Set problem ▸
Look below for the line with "Clone this chart in Apache ECharts." and the line with "const yTickLabels = ['0.01', '0.1', '1', '10', '100'];"; repeat exactly those two lines and all lines between them, but no pictures.

※ ※ ※

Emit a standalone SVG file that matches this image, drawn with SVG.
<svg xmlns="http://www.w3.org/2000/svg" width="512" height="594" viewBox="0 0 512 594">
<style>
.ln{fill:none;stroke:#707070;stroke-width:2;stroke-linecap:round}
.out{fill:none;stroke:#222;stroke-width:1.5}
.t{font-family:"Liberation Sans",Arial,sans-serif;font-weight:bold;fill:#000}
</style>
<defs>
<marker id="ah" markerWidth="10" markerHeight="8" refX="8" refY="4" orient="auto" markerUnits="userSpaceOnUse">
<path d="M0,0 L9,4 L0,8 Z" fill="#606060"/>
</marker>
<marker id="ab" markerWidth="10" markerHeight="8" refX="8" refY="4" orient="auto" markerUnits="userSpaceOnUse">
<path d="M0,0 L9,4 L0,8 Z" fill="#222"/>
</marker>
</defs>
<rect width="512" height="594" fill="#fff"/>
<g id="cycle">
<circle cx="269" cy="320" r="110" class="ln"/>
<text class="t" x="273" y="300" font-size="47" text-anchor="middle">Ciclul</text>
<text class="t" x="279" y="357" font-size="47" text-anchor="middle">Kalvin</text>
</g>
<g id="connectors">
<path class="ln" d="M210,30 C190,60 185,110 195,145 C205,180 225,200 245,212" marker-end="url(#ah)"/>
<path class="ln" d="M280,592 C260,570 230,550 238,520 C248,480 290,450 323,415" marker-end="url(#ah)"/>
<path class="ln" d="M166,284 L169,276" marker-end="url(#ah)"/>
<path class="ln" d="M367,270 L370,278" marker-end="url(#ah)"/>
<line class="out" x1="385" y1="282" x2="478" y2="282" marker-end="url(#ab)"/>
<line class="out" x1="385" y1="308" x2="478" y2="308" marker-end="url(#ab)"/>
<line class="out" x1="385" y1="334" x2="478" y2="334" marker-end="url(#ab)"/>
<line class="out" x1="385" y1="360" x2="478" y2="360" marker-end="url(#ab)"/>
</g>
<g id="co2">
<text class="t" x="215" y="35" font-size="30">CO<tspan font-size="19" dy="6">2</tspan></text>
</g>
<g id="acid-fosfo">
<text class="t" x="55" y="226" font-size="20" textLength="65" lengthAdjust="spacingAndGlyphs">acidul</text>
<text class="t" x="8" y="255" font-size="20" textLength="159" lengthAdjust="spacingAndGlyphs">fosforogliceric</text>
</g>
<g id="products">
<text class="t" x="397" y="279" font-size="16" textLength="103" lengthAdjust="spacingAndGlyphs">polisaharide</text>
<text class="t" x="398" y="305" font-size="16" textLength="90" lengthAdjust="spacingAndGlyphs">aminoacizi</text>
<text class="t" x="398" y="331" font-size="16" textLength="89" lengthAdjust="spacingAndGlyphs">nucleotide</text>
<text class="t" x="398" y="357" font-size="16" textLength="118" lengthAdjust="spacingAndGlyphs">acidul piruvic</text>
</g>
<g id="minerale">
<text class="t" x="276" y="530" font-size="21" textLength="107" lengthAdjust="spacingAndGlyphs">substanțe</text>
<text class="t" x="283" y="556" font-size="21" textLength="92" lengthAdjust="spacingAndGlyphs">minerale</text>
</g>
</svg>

※ ※ ※

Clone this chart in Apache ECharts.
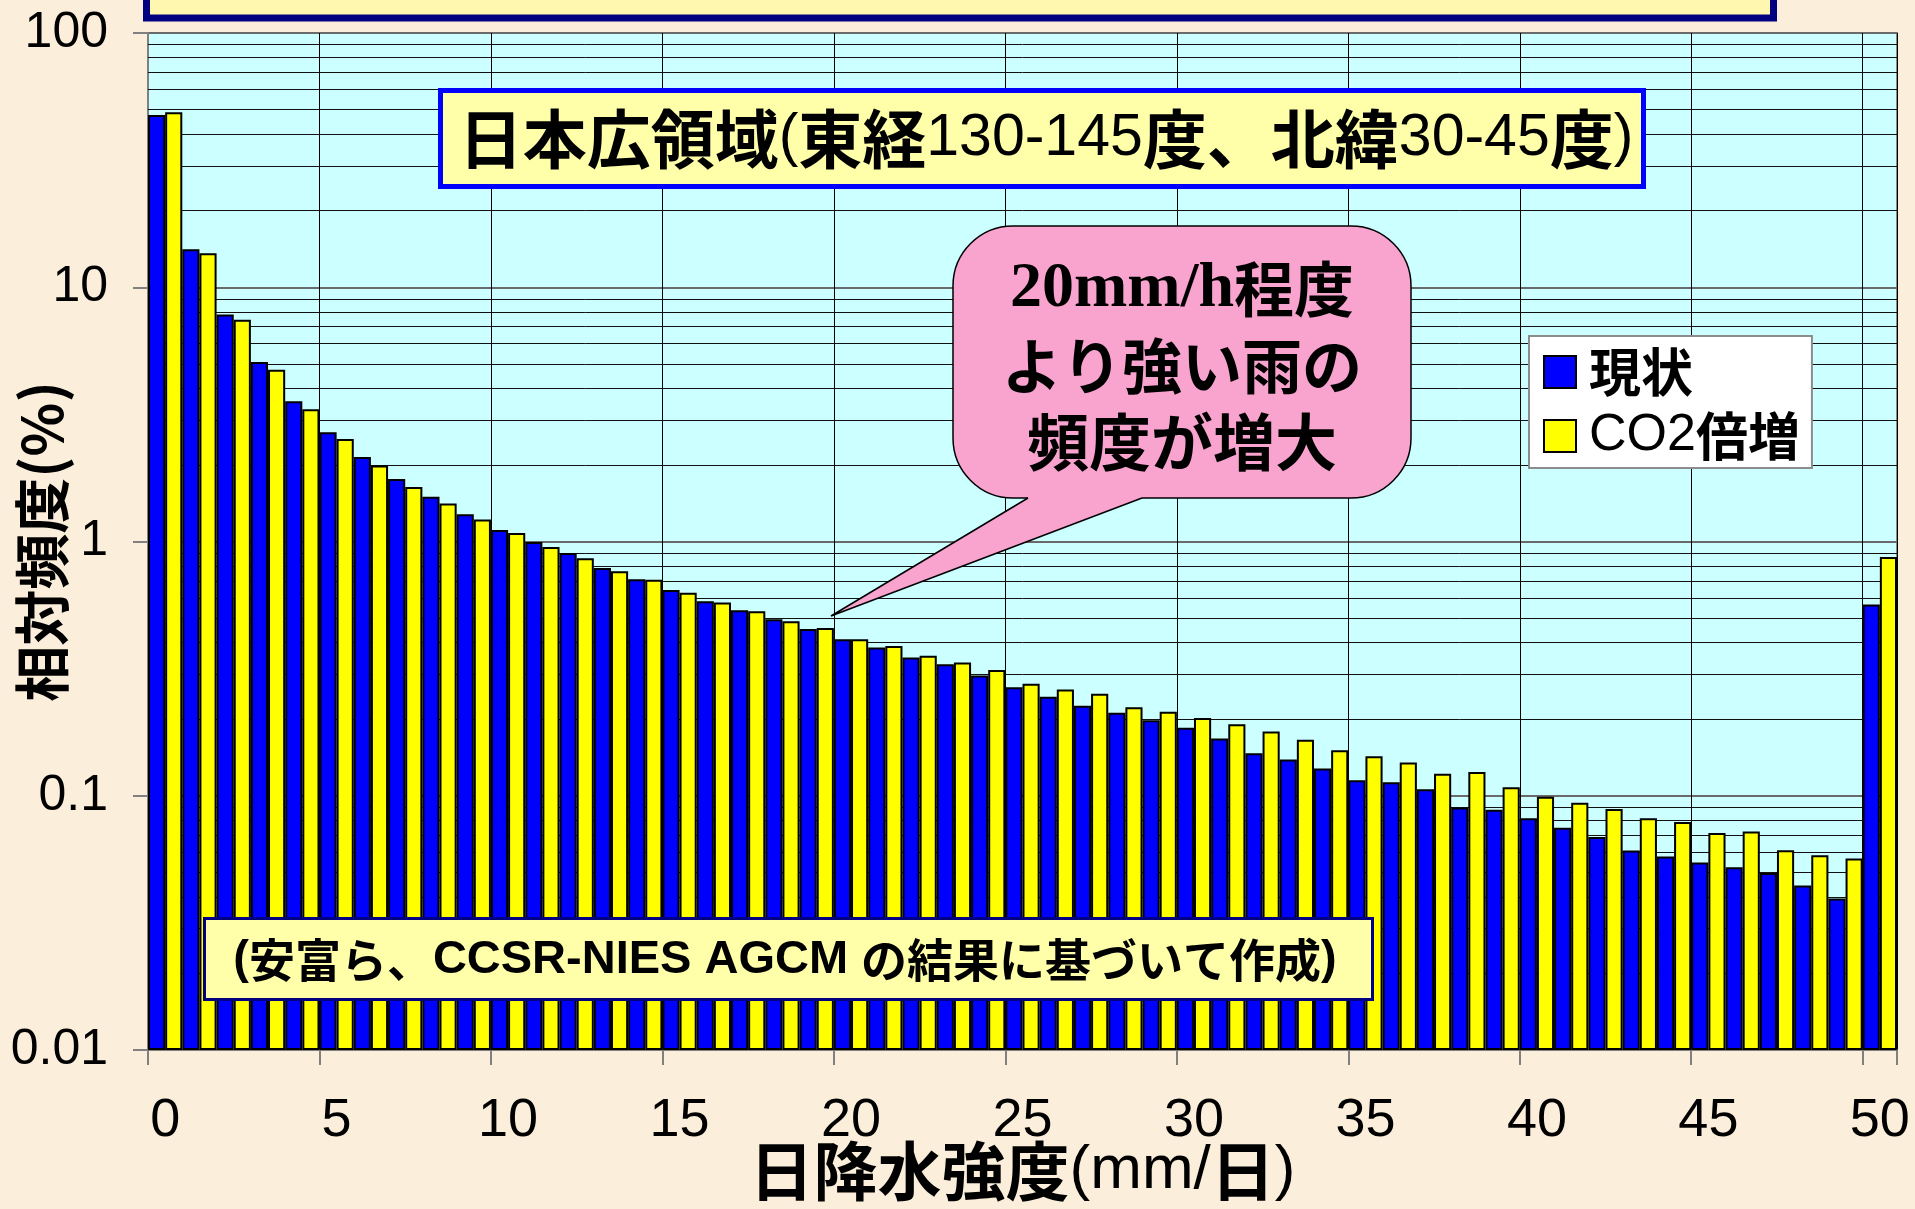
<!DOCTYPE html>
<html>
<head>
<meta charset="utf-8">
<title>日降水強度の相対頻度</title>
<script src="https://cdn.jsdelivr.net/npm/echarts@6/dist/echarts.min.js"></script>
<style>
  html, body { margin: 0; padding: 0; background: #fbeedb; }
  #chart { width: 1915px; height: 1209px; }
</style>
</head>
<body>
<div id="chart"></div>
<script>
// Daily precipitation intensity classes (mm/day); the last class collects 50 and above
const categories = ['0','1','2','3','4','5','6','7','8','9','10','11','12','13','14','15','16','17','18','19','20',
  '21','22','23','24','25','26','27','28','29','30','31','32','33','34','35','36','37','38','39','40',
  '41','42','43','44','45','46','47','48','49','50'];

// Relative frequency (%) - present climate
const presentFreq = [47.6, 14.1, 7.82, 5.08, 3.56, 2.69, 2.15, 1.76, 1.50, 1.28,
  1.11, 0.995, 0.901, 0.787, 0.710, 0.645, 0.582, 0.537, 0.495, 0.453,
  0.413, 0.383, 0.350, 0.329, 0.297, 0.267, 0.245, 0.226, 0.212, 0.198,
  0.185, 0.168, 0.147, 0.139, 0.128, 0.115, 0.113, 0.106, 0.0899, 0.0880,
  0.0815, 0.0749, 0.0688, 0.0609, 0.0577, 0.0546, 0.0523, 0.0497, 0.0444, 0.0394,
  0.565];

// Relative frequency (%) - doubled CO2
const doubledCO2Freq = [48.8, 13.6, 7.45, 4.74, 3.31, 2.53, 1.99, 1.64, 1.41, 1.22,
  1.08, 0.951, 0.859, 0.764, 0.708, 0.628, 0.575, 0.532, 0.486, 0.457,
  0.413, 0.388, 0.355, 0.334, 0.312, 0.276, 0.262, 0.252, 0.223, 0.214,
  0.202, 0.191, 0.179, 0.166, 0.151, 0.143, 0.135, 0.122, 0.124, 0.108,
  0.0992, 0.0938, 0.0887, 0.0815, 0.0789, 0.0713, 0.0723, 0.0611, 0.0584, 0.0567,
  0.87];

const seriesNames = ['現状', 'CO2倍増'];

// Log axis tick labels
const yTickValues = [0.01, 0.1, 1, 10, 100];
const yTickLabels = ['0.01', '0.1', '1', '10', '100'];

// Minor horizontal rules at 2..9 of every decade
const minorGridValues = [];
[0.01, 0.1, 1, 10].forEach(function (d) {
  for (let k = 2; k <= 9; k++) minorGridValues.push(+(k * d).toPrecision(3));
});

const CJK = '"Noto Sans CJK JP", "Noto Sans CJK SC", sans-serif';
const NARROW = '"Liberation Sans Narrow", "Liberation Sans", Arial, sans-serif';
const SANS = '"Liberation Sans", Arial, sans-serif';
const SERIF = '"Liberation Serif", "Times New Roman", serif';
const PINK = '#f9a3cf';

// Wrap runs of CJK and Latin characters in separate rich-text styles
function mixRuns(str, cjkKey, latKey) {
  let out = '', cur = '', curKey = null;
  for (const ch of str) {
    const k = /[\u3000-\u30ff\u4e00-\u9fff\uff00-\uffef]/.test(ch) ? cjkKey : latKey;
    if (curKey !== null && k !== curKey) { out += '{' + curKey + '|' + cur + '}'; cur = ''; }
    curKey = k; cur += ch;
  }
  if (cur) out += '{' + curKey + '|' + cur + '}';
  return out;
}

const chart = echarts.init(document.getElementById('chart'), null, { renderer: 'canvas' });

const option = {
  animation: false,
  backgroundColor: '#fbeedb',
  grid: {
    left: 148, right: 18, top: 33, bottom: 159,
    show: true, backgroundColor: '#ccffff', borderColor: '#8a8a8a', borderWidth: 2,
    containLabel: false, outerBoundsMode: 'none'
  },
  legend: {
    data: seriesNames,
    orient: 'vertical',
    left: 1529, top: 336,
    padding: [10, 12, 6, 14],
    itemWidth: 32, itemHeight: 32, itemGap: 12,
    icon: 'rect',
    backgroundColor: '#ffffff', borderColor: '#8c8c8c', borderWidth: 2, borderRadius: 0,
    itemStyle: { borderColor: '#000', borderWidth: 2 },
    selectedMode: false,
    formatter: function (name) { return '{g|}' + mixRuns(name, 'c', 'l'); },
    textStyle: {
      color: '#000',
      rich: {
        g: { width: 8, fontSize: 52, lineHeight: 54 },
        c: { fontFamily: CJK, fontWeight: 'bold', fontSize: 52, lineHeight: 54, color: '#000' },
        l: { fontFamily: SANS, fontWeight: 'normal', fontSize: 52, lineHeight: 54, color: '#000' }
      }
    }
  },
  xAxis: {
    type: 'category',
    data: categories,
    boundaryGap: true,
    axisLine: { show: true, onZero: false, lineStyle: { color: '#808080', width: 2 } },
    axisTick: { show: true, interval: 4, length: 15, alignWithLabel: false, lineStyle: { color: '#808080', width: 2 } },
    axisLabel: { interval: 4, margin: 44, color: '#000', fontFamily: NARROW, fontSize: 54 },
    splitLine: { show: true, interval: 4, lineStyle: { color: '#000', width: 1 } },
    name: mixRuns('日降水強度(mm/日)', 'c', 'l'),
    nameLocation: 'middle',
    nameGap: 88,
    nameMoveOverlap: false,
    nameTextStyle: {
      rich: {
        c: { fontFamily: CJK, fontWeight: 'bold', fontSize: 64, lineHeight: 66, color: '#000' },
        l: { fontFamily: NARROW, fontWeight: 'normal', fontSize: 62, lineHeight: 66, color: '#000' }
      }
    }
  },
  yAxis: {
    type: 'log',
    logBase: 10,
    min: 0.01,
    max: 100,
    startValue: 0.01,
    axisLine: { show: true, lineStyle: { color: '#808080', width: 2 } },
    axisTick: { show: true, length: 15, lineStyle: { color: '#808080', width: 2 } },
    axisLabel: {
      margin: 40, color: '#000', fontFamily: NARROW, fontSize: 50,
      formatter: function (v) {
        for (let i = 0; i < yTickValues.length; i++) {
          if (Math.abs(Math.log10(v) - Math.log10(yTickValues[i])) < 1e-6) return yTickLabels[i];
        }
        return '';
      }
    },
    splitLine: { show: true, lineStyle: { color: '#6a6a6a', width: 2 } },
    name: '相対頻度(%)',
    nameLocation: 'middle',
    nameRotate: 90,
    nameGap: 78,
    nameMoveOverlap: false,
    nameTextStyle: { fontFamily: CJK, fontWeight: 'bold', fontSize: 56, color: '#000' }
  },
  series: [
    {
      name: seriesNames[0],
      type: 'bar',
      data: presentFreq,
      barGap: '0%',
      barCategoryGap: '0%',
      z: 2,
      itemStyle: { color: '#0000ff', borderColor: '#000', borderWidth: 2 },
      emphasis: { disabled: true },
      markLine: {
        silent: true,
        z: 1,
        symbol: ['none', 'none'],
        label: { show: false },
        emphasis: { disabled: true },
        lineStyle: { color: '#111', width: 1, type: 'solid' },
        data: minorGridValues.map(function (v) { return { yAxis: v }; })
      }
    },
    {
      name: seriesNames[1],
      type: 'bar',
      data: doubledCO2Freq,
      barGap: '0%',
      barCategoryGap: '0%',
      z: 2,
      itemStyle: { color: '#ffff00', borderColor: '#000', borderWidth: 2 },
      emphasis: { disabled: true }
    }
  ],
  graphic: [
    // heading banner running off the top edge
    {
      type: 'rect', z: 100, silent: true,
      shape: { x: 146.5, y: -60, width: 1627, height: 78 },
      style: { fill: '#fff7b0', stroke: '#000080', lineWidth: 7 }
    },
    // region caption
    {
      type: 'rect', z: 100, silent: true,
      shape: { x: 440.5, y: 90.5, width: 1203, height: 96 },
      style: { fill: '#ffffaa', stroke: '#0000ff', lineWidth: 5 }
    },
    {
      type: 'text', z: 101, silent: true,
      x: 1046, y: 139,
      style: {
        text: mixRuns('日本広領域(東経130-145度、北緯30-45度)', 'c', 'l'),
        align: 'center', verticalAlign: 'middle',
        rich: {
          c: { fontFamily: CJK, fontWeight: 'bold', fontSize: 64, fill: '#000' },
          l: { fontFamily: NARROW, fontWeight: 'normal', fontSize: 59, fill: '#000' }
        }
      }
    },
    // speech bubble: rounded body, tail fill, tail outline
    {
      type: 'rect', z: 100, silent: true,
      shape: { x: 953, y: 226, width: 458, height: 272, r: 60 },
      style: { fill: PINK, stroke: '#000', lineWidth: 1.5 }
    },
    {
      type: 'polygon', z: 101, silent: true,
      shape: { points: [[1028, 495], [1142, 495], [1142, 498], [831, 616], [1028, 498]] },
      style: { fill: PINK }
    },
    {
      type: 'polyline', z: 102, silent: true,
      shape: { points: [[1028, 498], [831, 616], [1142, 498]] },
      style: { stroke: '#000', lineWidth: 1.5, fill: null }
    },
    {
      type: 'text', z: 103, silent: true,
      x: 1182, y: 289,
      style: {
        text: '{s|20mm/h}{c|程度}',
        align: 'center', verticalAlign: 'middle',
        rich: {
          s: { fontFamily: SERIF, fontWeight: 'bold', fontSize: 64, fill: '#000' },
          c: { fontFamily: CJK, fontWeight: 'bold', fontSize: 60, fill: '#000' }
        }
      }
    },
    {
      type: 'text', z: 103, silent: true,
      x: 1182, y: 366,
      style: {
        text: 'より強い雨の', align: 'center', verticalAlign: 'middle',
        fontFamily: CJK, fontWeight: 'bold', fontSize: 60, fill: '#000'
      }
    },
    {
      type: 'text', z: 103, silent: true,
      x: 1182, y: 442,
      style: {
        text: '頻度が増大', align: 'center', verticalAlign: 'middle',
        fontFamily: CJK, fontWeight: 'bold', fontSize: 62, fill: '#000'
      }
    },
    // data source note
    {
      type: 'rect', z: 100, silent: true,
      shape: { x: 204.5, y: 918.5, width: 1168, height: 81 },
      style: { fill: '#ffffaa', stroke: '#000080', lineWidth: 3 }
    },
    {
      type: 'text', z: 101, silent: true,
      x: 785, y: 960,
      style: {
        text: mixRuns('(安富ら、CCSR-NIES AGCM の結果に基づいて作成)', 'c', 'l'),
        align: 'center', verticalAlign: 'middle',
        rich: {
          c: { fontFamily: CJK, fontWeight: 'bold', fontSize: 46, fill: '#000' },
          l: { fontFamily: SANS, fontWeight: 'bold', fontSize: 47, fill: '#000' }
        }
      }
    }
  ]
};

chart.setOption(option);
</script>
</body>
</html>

※ ※ ※

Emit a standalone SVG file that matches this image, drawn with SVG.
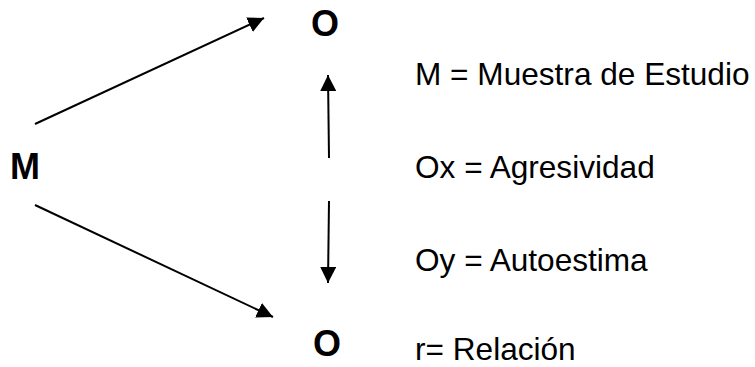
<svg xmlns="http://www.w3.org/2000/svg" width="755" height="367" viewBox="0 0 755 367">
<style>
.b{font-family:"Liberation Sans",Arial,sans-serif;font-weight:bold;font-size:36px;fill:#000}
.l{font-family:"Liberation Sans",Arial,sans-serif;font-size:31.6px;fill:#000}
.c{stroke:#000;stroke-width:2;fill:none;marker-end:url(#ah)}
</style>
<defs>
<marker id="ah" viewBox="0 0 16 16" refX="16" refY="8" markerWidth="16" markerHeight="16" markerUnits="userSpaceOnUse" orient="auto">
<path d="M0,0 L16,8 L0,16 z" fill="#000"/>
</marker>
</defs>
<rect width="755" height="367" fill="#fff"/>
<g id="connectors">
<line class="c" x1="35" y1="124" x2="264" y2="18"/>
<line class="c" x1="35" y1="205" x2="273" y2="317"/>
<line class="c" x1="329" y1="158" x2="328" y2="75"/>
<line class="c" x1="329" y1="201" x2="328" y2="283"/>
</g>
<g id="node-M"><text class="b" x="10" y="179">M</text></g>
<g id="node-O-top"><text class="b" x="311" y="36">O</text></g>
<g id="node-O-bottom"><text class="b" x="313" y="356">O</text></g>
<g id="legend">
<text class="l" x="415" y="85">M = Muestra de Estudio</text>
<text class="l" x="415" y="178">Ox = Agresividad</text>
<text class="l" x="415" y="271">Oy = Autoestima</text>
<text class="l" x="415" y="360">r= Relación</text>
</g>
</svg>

※ ※ ※

Output for this task ▸
Clone this chart in Apache ECharts.
<!DOCTYPE html>
<html>
<head>
<meta charset="utf-8">
<title>日降水強度の相対頻度</title>
<script src="https://cdn.jsdelivr.net/npm/echarts@6/dist/echarts.min.js"></script>
<style>
  html, body { margin: 0; padding: 0; background: #fbeedb; }
  #chart { width: 1915px; height: 1209px; }
</style>
</head>
<body>
<div id="chart"></div>
<script>
// Daily precipitation intensity classes (mm/day); the last class collects 50 and above
const categories = ['0','1','2','3','4','5','6','7','8','9','10','11','12','13','14','15','16','17','18','19','20',
  '21','22','23','24','25','26','27','28','29','30','31','32','33','34','35','36','37','38','39','40',
  '41','42','43','44','45','46','47','48','49','50'];

// Relative frequency (%) - present climate
const presentFreq = [47.6, 14.1, 7.82, 5.08, 3.56, 2.69, 2.15, 1.76, 1.50, 1.28,
  1.11, 0.995, 0.901, 0.787, 0.710, 0.645, 0.582, 0.537, 0.495, 0.453,
  0.413, 0.383, 0.350, 0.329, 0.297, 0.267, 0.245, 0.226, 0.212, 0.198,
  0.185, 0.168, 0.147, 0.139, 0.128, 0.115, 0.113, 0.106, 0.0899, 0.0880,
  0.0815, 0.0749, 0.0688, 0.0609, 0.0577, 0.0546, 0.0523, 0.0497, 0.0444, 0.0394,
  0.565];

// Relative frequency (%) - doubled CO2
const doubledCO2Freq = [48.8, 13.6, 7.45, 4.74, 3.31, 2.53, 1.99, 1.64, 1.41, 1.22,
  1.08, 0.951, 0.859, 0.764, 0.708, 0.628, 0.575, 0.532, 0.486, 0.457,
  0.413, 0.388, 0.355, 0.334, 0.312, 0.276, 0.262, 0.252, 0.223, 0.214,
  0.202, 0.191, 0.179, 0.166, 0.151, 0.143, 0.135, 0.122, 0.124, 0.108,
  0.0992, 0.0938, 0.0887, 0.0815, 0.0789, 0.0713, 0.0723, 0.0611, 0.0584, 0.0567,
  0.87];

const seriesNames = ['現状', 'CO2倍増'];

// Log axis tick labels
const yTickValues = [0.01, 0.1, 1, 10, 100];
const yTickLabels = ['0.01', '0.1', '1', '10', '100'];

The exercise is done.